The Central Bank of Brazil has published three new resolutions that establish a comprehensive regulatory framework for virtual asset service providers (VASPs). The measures define authorization processes, operational standards, and rules for the classification of digital asset activities within the foreign exchange and international capital markets.

The new rules, published under Resolutions BCB No. 519, 520, and 521, extend existing financial sector standards to the virtual asset industry. They aim to strengthen compliance mechanisms, promote transparency, and mitigate risks such as fraud, scams, and money laundering associated with digital assets. The regulations will take effect on February 2, 2026, with companies given nine months to comply.

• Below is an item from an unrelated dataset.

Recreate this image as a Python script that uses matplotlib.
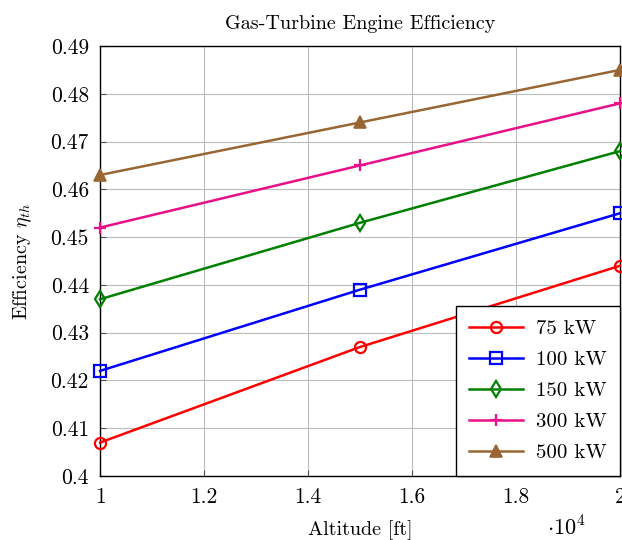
import numpy as np
import matplotlib.pyplot as plt

plt.rcParams['font.family'] = 'serif'
plt.rcParams['font.serif'] = ['cmr10', 'DejaVu Serif']
plt.rcParams['mathtext.fontset'] = 'cm'
plt.rcParams['axes.unicode_minus'] = False

# data
altitude = [10000, 15000, 20000]
eff_75 = [0.407, 0.427, 0.444]
eff_100 = [0.422, 0.439, 0.455]
eff_150 = [0.437, 0.453, 0.468]
eff_300 = [0.452, 0.465, 0.478]
eff_500 = [0.463, 0.474, 0.485]
labels = ['75 kW', '100 kW', '150 kW', '300 kW', '500 kW']

x_ticks = [10000, 12000, 14000, 16000, 18000, 20000]
x_ticklabels = ['1', '1.2', '1.4', '1.6', '1.8', '2']
y_ticks = [0.4, 0.41, 0.42, 0.43, 0.44, 0.45, 0.46, 0.47, 0.48, 0.49]
y_ticklabels = ['0.4', '0.41', '0.42', '0.43', '0.44', '0.45', '0.46', '0.47', '0.48', '0.49']

fig = plt.figure(figsize=(6.22, 5.4), dpi=100)
ax = fig.add_axes([0.1608, 0.1185, 0.836, 0.7963])

kw = dict(lw=1.8, clip_on=False, zorder=3)
ax.plot(altitude, eff_75, color='#ff0000', marker='o', mfc='none', mew=1.6, ms=8, label=labels[0], **kw)
ax.plot(altitude, eff_100, color='#0000ff', marker='s', mfc='none', mew=1.6, ms=8, label=labels[1], **kw)
ax.plot(altitude, eff_150, color='#008000', marker='d', mfc='none', mew=1.6, ms=8, label=labels[2], **kw)
ax.plot(altitude, eff_300, color='#e8108a', marker='+', mew=1.6, ms=9, label=labels[3], **kw)
ax.plot(altitude, eff_500, color='#996633', marker='^', mfc='#996633', mew=1.2, ms=8, label=labels[4], **kw)

ax.set_xlim(10000, 20000)
ax.set_ylim(0.4, 0.49)
ax.set_xticks(x_ticks)
ax.set_xticklabels(x_ticklabels)
ax.set_yticks(y_ticks)
ax.set_yticklabels(y_ticklabels)
ax.tick_params(labelsize=15.5, direction='in', length=4, color='#555555', pad=8)
ax.grid(color='#bbbbbb', lw=0.8)
for s in ax.spines.values():
    s.set_linewidth(1.0)

ax.set_title('Gas-Turbine Engine Efficiency', fontsize=14.5, pad=12)
ax.set_xlabel('Altitude [ft]', fontsize=14.5, labelpad=10)
ax.set_ylabel(r'Efficiency $\eta_{th}$', fontsize=14.5, labelpad=12)
fig.text(0.88, 0.0, r'$\cdot 10^4$', fontsize=16, ha='left', va='bottom')

leg = ax.legend(loc='lower right', fontsize=15, fancybox=False, framealpha=1,
                edgecolor='black', borderaxespad=0, handlelength=2.6,
                labelspacing=0.6, borderpad=0.65, handletextpad=0.6)
leg.get_frame().set_linewidth(1.0)
leg.set_zorder(5)

fig.savefig('out.png', dpi=100)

Regulation of virtual asset services

Resolution BCB No. 519 outlines the regulatory framework for the provision of virtual asset services and the establishment of Virtual Asset Support Services Companies (SPSAVs). It defines who may operate in this sector, the categories of service providers, and their obligations.

Under this resolution, virtual asset services may be provided by institutions already authorized by the Central Bank or by newly established SPSAVs created exclusively for this purpose. These companies will operate according to their classification as intermediaries, custodians, or brokers.

The regulation applies the same requirements imposed on financial institutions to crypto-related companies. This includes client protection, transparency, governance, internal controls, cybersecurity, and anti-money laundering and counter-terrorist financing measures. Providers must also maintain clear information disclosure standards and implement security and incident response systems.

According to the Central Bank, the approved measures result from an extended public consultation process. Four separate consultations, No. 97/2023, 109/2024, 110/2024, and 111/2024, received contributions from domestic and international entities, including regulated financial institutions, law firms, and crypto market participants.

Authorization process for virtual asset firms

Resolution BCB No. 520 governs the authorization procedure for virtual asset service providers. It updates approval processes for several financial market participants such as foreign exchange brokers and securities distributors and establishes unified standards for authorization requests.

The regulation defines the necessary documentation and review timelines for institutions currently providing virtual asset services to align with the new standards. These companies will need to request authorization and satisfy the conditions laid out in the rule before continuing operations.

This measure aims to ensure an orderly transition by setting clear operational and compliance benchmarks for new and existing participants seeking to operate under the SPSAV structure.

Foreign exchange and international capital operations

Resolution BCB No. 521 determines which virtual asset activities are classified as foreign exchange or international capital operations. From February 2026 onward, several activities involving digital assets will be treated as foreign exchange transactions.

These include:

  • International payments or transfers using virtual assets;
  • Transfers related to international card or electronic payment obligations;
  • Transfers of virtual assets to or from self-custodied wallets, provided that the provider identifies the wallet owner and verifies the origin and destination of the assets;
  • Buying, selling, or exchanging virtual assets referenced in fiat currency.

Once authorized, virtual asset providers may offer services in the foreign exchange market under the same supervisory framework as other financial institutions. For service providers not authorized to engage with the foreign exchange market, international payments or transfers using virtual assets are capped at US$100,000 per transaction.

Resolution 521 also sets procedures for using virtual assets in external credit operations and foreign direct investment, ensuring legal certainty and consistency in Brazil’s financial statistics.

Policy objectives and remarks from authorities

According to Gilneu Vivan, the Central Bank’s director of regulation, the measures are designed to improve oversight and limit the misuse of virtual assets.

“New rules will reduce the scope for scams, fraud, and the use of virtual asset markets for money laundering,” he said at press conference.

The Central Bank indicated that these rules aim to provide efficiency and legal clarity for virtual asset operations, while harmonizing regulations across domestic and international financial activities.

Implementation timeline and market context

All three resolutions, 519, 520, and 521, will come into effect on February 2, 2026, with mandatory reporting to the Central Bank for foreign exchange and capital transactions beginning May 4, 2026. According to local media, companies must comply by November 2026 or discontinue their operations.

Brazil’s move follows a significant expansion in digital asset use. The country ranks fifth globally in crypto adoption, up from tenth in 2024, according to Chainalysis. Between July 2024 and June 2025, the country recorded $318.8 billion in crypto value received, representing nearly one-third of all digital asset activity in Latin America.

Central Bank Governor Gabriel Galipolo has noted that around 90% of Brazil’s crypto flow involves stablecoins, reflecting a shift toward digital payment usage rather than speculative investment.

As the new rules come into force, Brazil is expected to consolidate its position as a key regulatory leader in Latin America’s evolving digital asset ecosystem.